Holden is being a dick here. He's met a group of girls in a hotel ballroom, and the girls are more interested in celebrity-gawking than dancing with him. So, Holden, as usual, starts lying to them, claiming that Gary Cooper (not Elvis) is in the building.
I understand about being a starstruck. The two times I've visited New York City, I spent a good deal of my time gazing at the crowds, waiting for Madonna or Sarah Jessica Parker to walk by me. I did go to a taping of Live With Regis and Kelly. I saw some member of the Temptation Island cast, a girl who dressed like a Vegas lap dancer. I believe Bob Costas and Martin Short were also guests. I went to Rockefeller Plaza to get on camera for the Today show. Al Roker actually interviewed me on air two days in a row because I was holding my three-month-old daughter. Al's a sucker for babies. At Today, my wife and I got pictures with Martin Yan from the cooking show Yan Can Cook. The highlight was running into Alec Baldwin at the Metropolitan Museum of Art.

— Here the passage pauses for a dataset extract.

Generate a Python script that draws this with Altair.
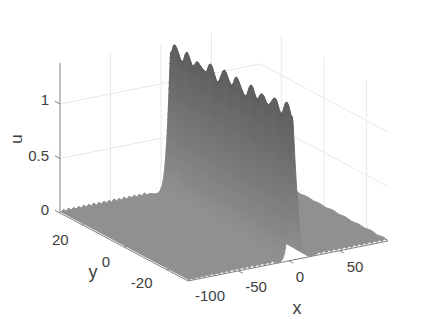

Yes, my encounters with stars ran the gamut, from trashy reality TV star to A-list movie actor. I would have irritated the hell out of Holden. I'm not sure what it is about celebrities that excites me and the rest of the human race. It doesn't matter who it is, either. I could see Dan Rather or Meryl Streep walking down the street and get equally geeked for either of them. (Clare Danes is a whole other issue and blog post.) Fame is fascinating.
Tomorrow is the feast day of Saint Colette. Colette interests me for one reason. It's not because she joined the Franciscan Third Order when she was 17. It's not because she established or renewed 17 convents and several friaries during her lifetime. It's not because she miraculously received a relic from the cross during a Friday meditation. Or because she was a visionary, once seeing "souls falling from grace in great numbers, like flakes in a snowstorm." All that's interesting, I suppose. However, in several accounts I've read of Colette's life, one detail stands out: she may have been friends with Joan of Arc. At the very least, Joan of Arc once passed through Moulins, France, and the convent where Collette lived. Colette is famous by association.
Not that I think Colette rushed up to Joan's horse and begged her for an autograph. Saints have this annoying habit of being unimpressed by things like celebrity. They're more impressed with unimportant things like prayer and compassion and charity and good works. Things that will never end up in the pages of People Magazine.
Rest assured, if Saint Marty had seen Joan of Arc passing by his house, he would at least have taken a picture with his iPad.